--- Begin Provided information ---

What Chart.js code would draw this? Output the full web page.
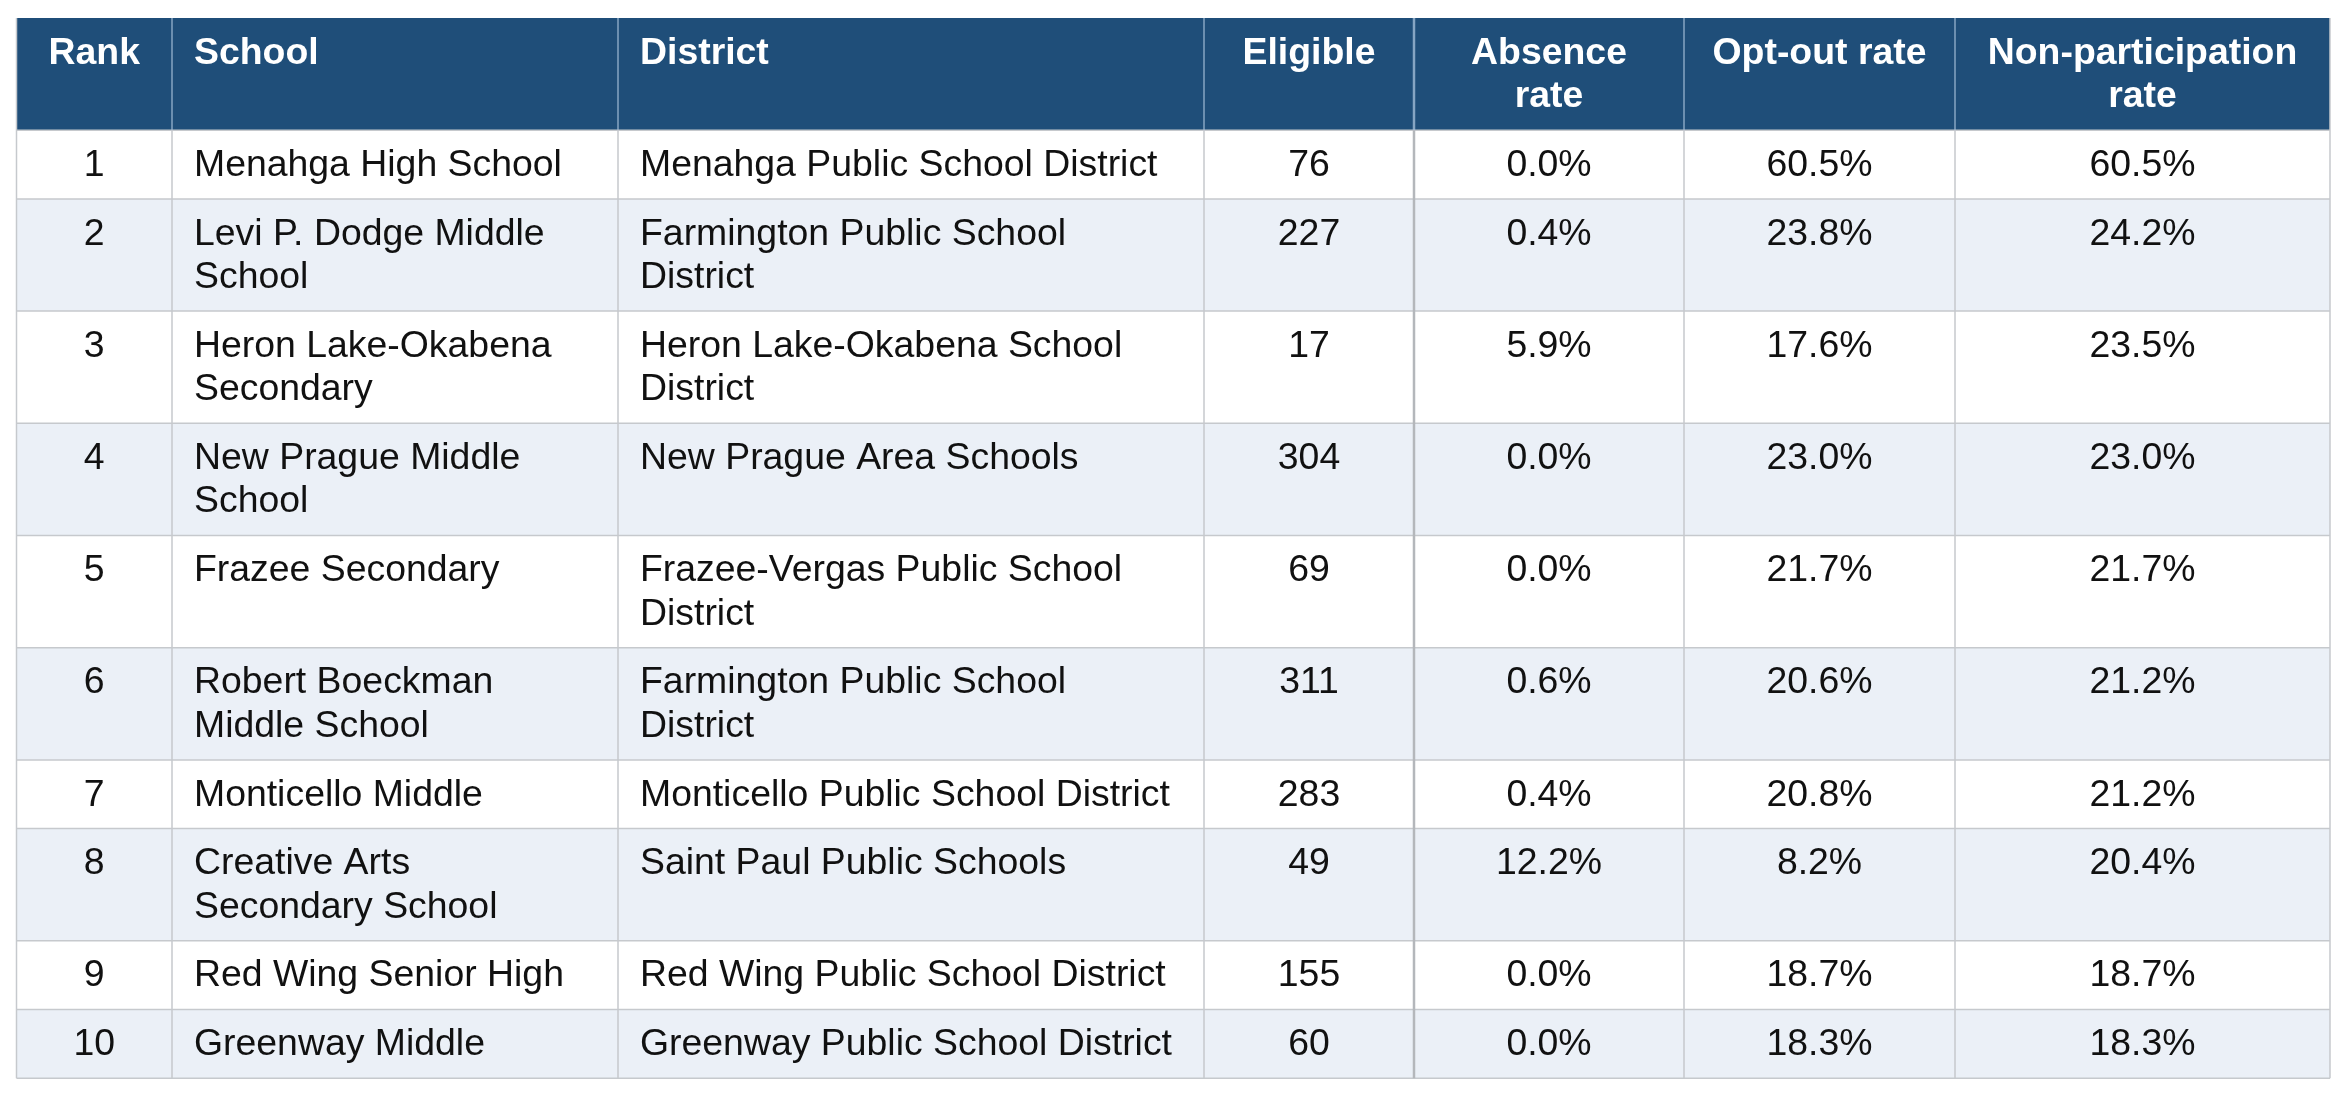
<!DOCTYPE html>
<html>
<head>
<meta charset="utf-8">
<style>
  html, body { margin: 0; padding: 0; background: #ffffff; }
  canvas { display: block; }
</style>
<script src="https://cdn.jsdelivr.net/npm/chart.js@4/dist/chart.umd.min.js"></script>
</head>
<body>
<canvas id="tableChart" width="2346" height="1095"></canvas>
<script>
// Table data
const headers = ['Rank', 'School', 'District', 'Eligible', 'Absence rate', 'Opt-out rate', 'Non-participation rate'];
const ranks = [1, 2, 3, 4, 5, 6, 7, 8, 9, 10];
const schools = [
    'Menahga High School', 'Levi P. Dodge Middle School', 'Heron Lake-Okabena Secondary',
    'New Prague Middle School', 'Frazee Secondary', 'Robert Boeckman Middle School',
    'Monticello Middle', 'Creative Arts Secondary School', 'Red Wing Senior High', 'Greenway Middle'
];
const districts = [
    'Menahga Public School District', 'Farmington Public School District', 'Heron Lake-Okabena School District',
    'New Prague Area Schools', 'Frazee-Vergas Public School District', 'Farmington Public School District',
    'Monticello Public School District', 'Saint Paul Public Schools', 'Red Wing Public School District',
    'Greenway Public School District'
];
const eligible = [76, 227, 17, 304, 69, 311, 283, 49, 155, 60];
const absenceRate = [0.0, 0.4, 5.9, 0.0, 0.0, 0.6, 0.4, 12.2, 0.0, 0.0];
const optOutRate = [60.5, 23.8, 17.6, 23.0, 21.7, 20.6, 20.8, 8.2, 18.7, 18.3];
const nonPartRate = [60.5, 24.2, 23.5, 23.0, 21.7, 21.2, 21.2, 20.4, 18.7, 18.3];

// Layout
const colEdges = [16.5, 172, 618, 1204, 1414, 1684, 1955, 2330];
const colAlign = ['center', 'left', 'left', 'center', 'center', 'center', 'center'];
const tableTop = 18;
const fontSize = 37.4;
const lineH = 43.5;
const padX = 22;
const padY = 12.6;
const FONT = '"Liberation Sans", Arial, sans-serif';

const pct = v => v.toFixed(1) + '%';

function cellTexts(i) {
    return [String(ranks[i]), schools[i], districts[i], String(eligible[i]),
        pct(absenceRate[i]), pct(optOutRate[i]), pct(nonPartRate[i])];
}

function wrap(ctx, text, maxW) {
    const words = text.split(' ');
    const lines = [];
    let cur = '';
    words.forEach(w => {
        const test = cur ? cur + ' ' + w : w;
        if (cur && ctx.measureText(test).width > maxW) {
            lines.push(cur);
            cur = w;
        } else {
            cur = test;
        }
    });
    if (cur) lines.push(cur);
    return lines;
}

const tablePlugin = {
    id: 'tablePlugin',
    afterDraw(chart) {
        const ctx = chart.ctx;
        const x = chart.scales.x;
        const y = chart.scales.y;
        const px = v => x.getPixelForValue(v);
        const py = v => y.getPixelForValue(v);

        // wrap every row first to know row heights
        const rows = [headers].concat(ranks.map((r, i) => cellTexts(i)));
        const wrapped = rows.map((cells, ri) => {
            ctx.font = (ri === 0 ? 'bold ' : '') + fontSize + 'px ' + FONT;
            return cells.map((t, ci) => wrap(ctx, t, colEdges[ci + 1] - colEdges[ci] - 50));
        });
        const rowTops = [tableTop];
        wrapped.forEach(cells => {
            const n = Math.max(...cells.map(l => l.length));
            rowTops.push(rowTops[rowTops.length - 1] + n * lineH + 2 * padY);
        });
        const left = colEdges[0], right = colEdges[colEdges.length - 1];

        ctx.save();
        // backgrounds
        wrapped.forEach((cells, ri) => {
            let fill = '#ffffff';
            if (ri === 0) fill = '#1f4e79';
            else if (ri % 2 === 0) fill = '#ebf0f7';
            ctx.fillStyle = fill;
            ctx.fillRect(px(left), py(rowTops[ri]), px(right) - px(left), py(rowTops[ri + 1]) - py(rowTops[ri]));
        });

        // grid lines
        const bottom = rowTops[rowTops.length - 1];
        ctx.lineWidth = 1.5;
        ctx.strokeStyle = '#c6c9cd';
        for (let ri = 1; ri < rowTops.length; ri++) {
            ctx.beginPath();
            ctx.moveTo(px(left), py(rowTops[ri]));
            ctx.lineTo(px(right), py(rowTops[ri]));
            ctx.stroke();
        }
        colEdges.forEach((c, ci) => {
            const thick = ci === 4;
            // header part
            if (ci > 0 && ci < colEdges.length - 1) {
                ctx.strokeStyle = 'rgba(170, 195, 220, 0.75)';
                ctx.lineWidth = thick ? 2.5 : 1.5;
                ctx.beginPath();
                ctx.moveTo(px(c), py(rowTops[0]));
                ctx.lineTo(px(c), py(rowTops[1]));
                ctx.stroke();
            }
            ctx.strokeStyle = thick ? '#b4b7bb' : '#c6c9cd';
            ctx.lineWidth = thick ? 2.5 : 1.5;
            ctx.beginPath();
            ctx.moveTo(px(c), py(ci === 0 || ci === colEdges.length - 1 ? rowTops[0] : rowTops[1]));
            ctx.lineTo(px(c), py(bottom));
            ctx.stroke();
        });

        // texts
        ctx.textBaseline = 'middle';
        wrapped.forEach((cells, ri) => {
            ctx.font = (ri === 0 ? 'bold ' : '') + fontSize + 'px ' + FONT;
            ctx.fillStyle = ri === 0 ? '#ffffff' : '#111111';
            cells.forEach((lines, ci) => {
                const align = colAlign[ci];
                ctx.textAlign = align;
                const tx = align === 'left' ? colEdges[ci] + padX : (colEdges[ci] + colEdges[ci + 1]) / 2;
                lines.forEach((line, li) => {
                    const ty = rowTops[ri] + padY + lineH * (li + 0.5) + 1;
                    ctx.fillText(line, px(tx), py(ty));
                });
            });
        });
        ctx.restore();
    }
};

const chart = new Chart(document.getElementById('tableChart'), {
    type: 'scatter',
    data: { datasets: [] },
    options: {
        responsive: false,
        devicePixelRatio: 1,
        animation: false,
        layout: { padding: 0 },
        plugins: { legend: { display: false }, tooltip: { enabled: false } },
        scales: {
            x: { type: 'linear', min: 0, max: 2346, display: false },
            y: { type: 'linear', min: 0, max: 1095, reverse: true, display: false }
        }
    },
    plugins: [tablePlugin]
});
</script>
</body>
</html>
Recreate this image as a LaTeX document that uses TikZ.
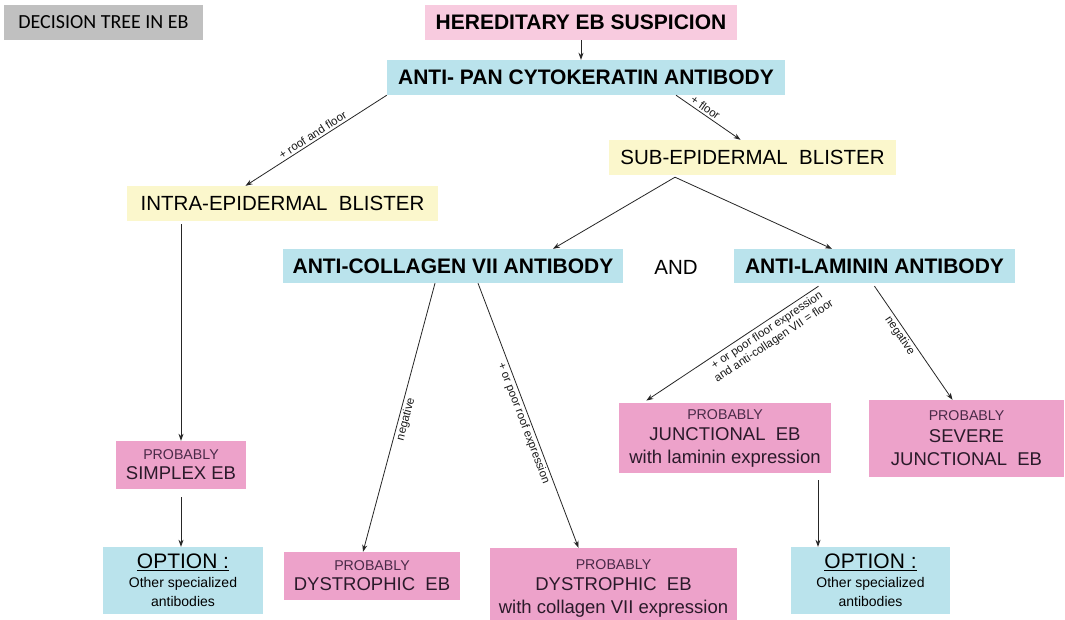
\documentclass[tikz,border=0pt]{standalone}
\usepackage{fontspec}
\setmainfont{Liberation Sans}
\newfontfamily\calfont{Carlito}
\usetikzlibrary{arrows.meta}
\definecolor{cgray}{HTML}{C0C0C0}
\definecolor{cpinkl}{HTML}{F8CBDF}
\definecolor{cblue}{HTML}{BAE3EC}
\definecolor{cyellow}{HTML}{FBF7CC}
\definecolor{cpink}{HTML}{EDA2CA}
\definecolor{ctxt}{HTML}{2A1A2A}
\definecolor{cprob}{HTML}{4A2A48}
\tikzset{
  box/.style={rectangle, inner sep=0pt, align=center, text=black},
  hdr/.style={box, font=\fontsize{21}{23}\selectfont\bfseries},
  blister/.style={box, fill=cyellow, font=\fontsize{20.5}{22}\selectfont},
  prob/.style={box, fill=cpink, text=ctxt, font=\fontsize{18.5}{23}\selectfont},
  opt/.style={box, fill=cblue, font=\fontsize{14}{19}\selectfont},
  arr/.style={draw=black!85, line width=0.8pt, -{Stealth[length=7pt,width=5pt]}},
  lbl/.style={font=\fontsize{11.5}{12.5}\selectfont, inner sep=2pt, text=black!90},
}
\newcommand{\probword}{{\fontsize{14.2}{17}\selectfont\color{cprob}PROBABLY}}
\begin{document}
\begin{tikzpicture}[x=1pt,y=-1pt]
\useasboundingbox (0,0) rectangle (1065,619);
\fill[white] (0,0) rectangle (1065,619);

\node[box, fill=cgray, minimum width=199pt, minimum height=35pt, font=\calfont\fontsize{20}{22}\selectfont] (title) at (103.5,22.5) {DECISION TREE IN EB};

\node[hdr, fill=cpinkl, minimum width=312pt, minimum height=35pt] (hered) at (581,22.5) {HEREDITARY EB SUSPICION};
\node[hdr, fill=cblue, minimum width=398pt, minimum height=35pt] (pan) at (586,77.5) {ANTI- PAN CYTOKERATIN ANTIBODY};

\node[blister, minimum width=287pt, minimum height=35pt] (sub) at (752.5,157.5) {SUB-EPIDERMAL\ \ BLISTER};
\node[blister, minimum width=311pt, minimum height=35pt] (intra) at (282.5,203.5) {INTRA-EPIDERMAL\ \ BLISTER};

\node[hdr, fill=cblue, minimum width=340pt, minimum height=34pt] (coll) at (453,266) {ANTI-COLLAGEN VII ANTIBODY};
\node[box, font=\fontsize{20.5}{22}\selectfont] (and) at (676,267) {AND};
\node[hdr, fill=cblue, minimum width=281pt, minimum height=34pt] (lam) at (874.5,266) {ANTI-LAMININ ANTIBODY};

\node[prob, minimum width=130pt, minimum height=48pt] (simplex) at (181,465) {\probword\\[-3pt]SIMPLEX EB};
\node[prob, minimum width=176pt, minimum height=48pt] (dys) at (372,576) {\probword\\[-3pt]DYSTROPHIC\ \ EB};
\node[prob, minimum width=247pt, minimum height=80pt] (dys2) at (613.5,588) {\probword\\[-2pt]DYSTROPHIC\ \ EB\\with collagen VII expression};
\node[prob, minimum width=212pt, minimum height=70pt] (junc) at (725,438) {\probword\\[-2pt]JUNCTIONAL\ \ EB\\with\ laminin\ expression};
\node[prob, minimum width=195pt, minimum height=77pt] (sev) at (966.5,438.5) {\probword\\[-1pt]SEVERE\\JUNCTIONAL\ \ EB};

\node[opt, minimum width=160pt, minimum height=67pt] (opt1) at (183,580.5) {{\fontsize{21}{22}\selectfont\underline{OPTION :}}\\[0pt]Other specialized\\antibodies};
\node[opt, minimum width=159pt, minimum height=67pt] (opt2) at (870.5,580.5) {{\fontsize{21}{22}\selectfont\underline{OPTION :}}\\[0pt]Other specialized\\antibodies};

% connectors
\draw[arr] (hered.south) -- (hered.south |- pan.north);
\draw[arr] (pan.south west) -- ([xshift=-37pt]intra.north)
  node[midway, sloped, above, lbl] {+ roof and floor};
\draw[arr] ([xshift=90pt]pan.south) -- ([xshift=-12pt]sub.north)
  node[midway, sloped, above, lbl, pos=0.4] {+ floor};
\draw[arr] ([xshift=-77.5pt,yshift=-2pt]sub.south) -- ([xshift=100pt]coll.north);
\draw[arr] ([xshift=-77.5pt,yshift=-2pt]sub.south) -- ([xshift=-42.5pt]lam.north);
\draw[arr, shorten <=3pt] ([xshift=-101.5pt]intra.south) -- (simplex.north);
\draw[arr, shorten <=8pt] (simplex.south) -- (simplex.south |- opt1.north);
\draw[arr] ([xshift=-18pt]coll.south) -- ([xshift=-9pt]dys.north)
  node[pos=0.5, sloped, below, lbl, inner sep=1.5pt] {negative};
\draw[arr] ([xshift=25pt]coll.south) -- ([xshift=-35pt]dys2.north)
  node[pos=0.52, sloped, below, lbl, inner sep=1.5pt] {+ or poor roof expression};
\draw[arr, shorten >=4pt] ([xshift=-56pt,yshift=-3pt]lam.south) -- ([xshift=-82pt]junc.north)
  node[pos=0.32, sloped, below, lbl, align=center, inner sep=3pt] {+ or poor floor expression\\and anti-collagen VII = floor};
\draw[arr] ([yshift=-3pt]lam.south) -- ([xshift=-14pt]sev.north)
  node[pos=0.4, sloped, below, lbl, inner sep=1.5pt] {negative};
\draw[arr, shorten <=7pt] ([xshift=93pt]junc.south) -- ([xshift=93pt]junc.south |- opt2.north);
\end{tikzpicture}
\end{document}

--- End Provided information ---

What to work on ▸ Restate exactly, please, only the lines between the start of the data and the line containing "20.4, 18.7, 18.3];", both ends included, skipping the pictures.

Exercise result ▸
What Chart.js code would draw this? Output the full web page.
<!DOCTYPE html>
<html>
<head>
<meta charset="utf-8">
<style>
  html, body { margin: 0; padding: 0; background: #ffffff; }
  canvas { display: block; }
</style>
<script src="https://cdn.jsdelivr.net/npm/chart.js@4/dist/chart.umd.min.js"></script>
</head>
<body>
<canvas id="tableChart" width="2346" height="1095"></canvas>
<script>
// Table data
const headers = ['Rank', 'School', 'District', 'Eligible', 'Absence rate', 'Opt-out rate', 'Non-participation rate'];
const ranks = [1, 2, 3, 4, 5, 6, 7, 8, 9, 10];
const schools = [
    'Menahga High School', 'Levi P. Dodge Middle School', 'Heron Lake-Okabena Secondary',
    'New Prague Middle School', 'Frazee Secondary', 'Robert Boeckman Middle School',
    'Monticello Middle', 'Creative Arts Secondary School', 'Red Wing Senior High', 'Greenway Middle'
];
const districts = [
    'Menahga Public School District', 'Farmington Public School District', 'Heron Lake-Okabena School District',
    'New Prague Area Schools', 'Frazee-Vergas Public School District', 'Farmington Public School District',
    'Monticello Public School District', 'Saint Paul Public Schools', 'Red Wing Public School District',
    'Greenway Public School District'
];
const eligible = [76, 227, 17, 304, 69, 311, 283, 49, 155, 60];
const absenceRate = [0.0, 0.4, 5.9, 0.0, 0.0, 0.6, 0.4, 12.2, 0.0, 0.0];
const optOutRate = [60.5, 23.8, 17.6, 23.0, 21.7, 20.6, 20.8, 8.2, 18.7, 18.3];
const nonPartRate = [60.5, 24.2, 23.5, 23.0, 21.7, 21.2, 21.2, 20.4, 18.7, 18.3];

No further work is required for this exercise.